Click back and go back to the form. Leave the URL in place and now add "Googlebot/2.1 (+http://www.google.com/bot.html)" as the user agent and submit. Do the same search with "job-id?/" you will see it is added in front of all the links to your jobs. See image Rex Swain Crawl as Google Bot attachment below.
If you do this same exercise with one of the plugins, just change the agent to Google and then hover over the link. See image Page in Chrome with Google User Agent attachment below. Bottom left you see the "bad" url and top right you see my User agent set to On to act as google.
Get with your IT guys as you are technically cloaking right now, showing 1 thing to Google and another to users. You are also potentially showing duplicate content to Google as well for 2 URLs with the same job.
Also, I would take out that parameter handing in GWT, that has nothing to do with all of this.
Good Luck!
-
You sir, are a prince among men.
Yes that is exactly it, thank you! I've been tearing my hair out over this for weeks trying to work this out.

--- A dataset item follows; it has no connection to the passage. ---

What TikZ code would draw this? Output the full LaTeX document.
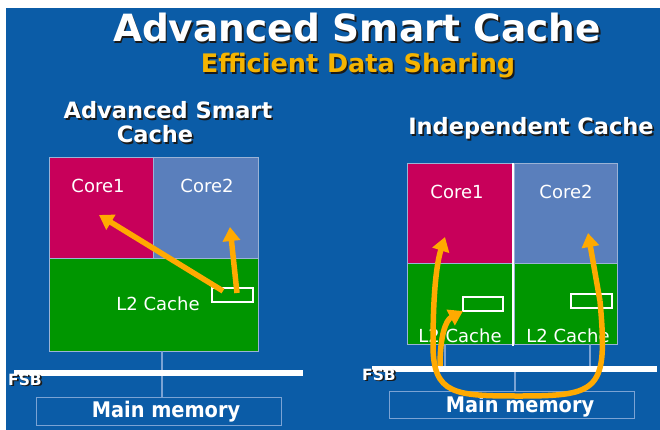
\documentclass[tikz,border=0pt]{standalone}
\usepackage{fontspec}
\setmainfont{DejaVu Sans}
\usetikzlibrary{arrows.meta}
\definecolor{bgblue}{HTML}{0B5CA7}
\definecolor{coremag}{HTML}{C8005A}
\definecolor{coreblue}{HTML}{5A7FBC}
\definecolor{cachegreen}{HTML}{009600}
\definecolor{arrowor}{HTML}{FFAA00}
\definecolor{subor}{HTML}{F5B400}
\definecolor{outl}{HTML}{9AB3D6}
\definecolor{thinl}{HTML}{7BA3D4}
\definecolor{shadowc}{HTML}{1A1A1A}
\newcommand{\shd}[1]{\rlap{\kern1.6pt\raisebox{-1.6pt}{\textcolor{shadowc}{#1}}}#1}
\begin{document}
\begin{tikzpicture}[x=1pt,y=-1pt,
  txt/.style={anchor=base,inner sep=0pt,outer sep=0pt,text=white},
  ttl/.style={txt,font=\bfseries\fontsize{37.5}{40}\selectfont},
  sub/.style={txt,text=subor,font=\bfseries\fontsize{25.5}{28}\selectfont},
  hdr/.style={txt,font=\bfseries\fontsize{22.5}{25}\selectfont},
  lbl/.style={txt,font=\fontsize{18}{20}\selectfont},
  memt/.style={txt,font=\bfseries\fontsize{21.5}{24}\selectfont,xscale=0.9},
  fsbt/.style={txt,font=\bfseries\fontsize{15.5}{17}\selectfont},
  blk/.style={draw=outl,line width=0.8pt,inner sep=0pt,outer sep=0pt,anchor=north west},
  smallr/.style={draw=white,line width=1.8pt,inner sep=0pt,outer sep=0pt,anchor=north west},
  memb/.style={draw=thinl,line width=1pt,inner sep=0pt,outer sep=0pt,anchor=north west},
  thin/.style={draw=thinl,line width=1.1pt},
  fsb/.style={draw=white,line width=6pt},
  oarrow/.style={draw=arrowor,line width=5.5pt,-{Triangle[length=14pt,width=17pt]}}
]
\useasboundingbox (0,0) rectangle (660,430);
\fill[white] (0,0) rectangle (660,430);
\fill[bgblue] (6,8) rectangle (660,430);

% titles
\node[ttl] (title) at (357,42) {\shd{Advanced Smart Cache}};
\node[sub] (subtitle) at (358,73) {\shd{Efficient Data Sharing}};
\node[hdr] (hdrA) at (168,119) {\shd{Advanced Smart}};
\node[hdr] (hdrB) at (155,143) {\shd{Cache}};
\node[hdr] (hdrC) at (531,135) {\shd{Independent Cache}};

% ---------- left diagram ----------
\node[blk,fill=coremag,minimum width=104pt,minimum height=101pt] (c1L) at (49,157) {};
\node[blk,fill=coreblue,minimum width=105pt,minimum height=101pt] (c2L) at (153,157) {};
\node[blk,fill=cachegreen,minimum width=209pt,minimum height=93pt] (l2L) at (49,258) {};
\node[lbl] (c1Lt) at (98,193) {Core1};
\node[lbl] (c2Lt) at (207,193) {Core2};
\node[lbl] (l2Lt) at (158,310) {L2 Cache};
\node[smallr,minimum width=41pt,minimum height=14pt] (srL) at (212,288) {};
\coordinate (busL1) at (162,351);
\coordinate (busL2) at (162,397);
\draw[thin] (busL1) -- (busL2);
\coordinate (fsbLa) at (14,373);
\coordinate (fsbLb) at (303,373);
\draw[fsb] (fsbLa) -- (fsbLb);
\node[fsbt] (fsbL) at (25,385) {\shd{FSB}};
\node[memb,minimum width=245pt,minimum height=28pt] (memL) at (36,397) {};
\node[memt] (memLt) at (166,417) {Main memory};
\coordinate (aL1s) at (223,291);
\coordinate (aL1e) at (99,215);
\coordinate (aL2s) at (237,293);
\coordinate (aL2e) at (230,227);
\draw[oarrow] (aL1s) -- (aL1e);
\draw[oarrow] (aL2s) -- (aL2e);

% ---------- right diagram ----------
\node[blk,fill=coremag,minimum width=105pt,minimum height=100pt] (c1R) at (407,163) {};
\node[blk,fill=coreblue,minimum width=103pt,minimum height=100pt] (c2R) at (514,163) {};
\node[blk,fill=cachegreen,minimum width=105pt,minimum height=81pt] (l2aR) at (407,263) {};
\node[blk,fill=cachegreen,minimum width=103pt,minimum height=81pt] (l2bR) at (514,263) {};
\coordinate (sepT) at (513,163);
\coordinate (sepB) at (513,346);
\draw[white,line width=2.5pt] (sepT) -- (sepB);
\node[lbl] (c1Rt) at (457,199) {Core1};
\node[lbl] (c2Rt) at (566,199) {Core2};
\node[lbl] (l2aRt) at (460,342) {L2 Cache};
\node[lbl] (l2bRt) at (568,342) {L2 Cache};
\node[smallr,minimum width=40pt,minimum height=14pt] (sraR) at (463,297) {};
\node[smallr,minimum width=41pt,minimum height=14pt] (srbR) at (571,294) {};
\coordinate (busR1a) at (445,344);
\coordinate (busR1b) at (445,368);
\coordinate (busR2a) at (590,344);
\coordinate (busR2b) at (590,368);
\coordinate (busR3a) at (515,368);
\coordinate (busR3b) at (515,391);
\draw[thin] (busR1a) -- (busR1b);
\draw[thin] (busR2a) -- (busR2b);
\draw[thin] (busR3a) -- (busR3b);
\coordinate (fsbRa) at (372,368.5);
\coordinate (fsbRb) at (657,368.5);
\draw[fsb] (fsbRa) -- (fsbRb);
\node[fsbt] (fsbR) at (379,380) {\shd{FSB}};
\node[memb,minimum width=245pt,minimum height=27pt] (memR) at (389,391) {};
\node[memt] (memRt) at (520,412) {Main memory};
% orange paths
\coordinate (oR0) at (600,301);
\coordinate (oRup) at (588,233);
\coordinate (oRbot) at (520,396);
\coordinate (oRl) at (433,345);
\coordinate (oRc1) at (445,237);
\coordinate (oBr0) at (440,366);
\coordinate (oBr1) at (463,311);
\draw[oarrow] (oR0) -- (oRup);
\draw[oarrow] (oR0) .. controls (608,390) and (600,396) .. (oRbot)
  .. controls (455,396) and (433,395) .. (oRl)
  .. controls (433,290) and (437,262) .. (oRc1);
\draw[oarrow] (oBr0) .. controls (440,335) and (446,320) .. (oBr1);
\end{tikzpicture}
\end{document}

There seems to be some sort of condition built in to the job results page designed to distinguish page edit mode vs. normal view mode that's causing the issue, we'll have to untangle it next week.
Anyway, thanks again!
-
My pleasure!
-
One more - once you do fix the issue of the display on the page, you will want to 301 all the rogue URLs to the correct ones just to get that cleaned up for the Goog or anyone else who might visit. That will also take care of the 404 issues in GWT.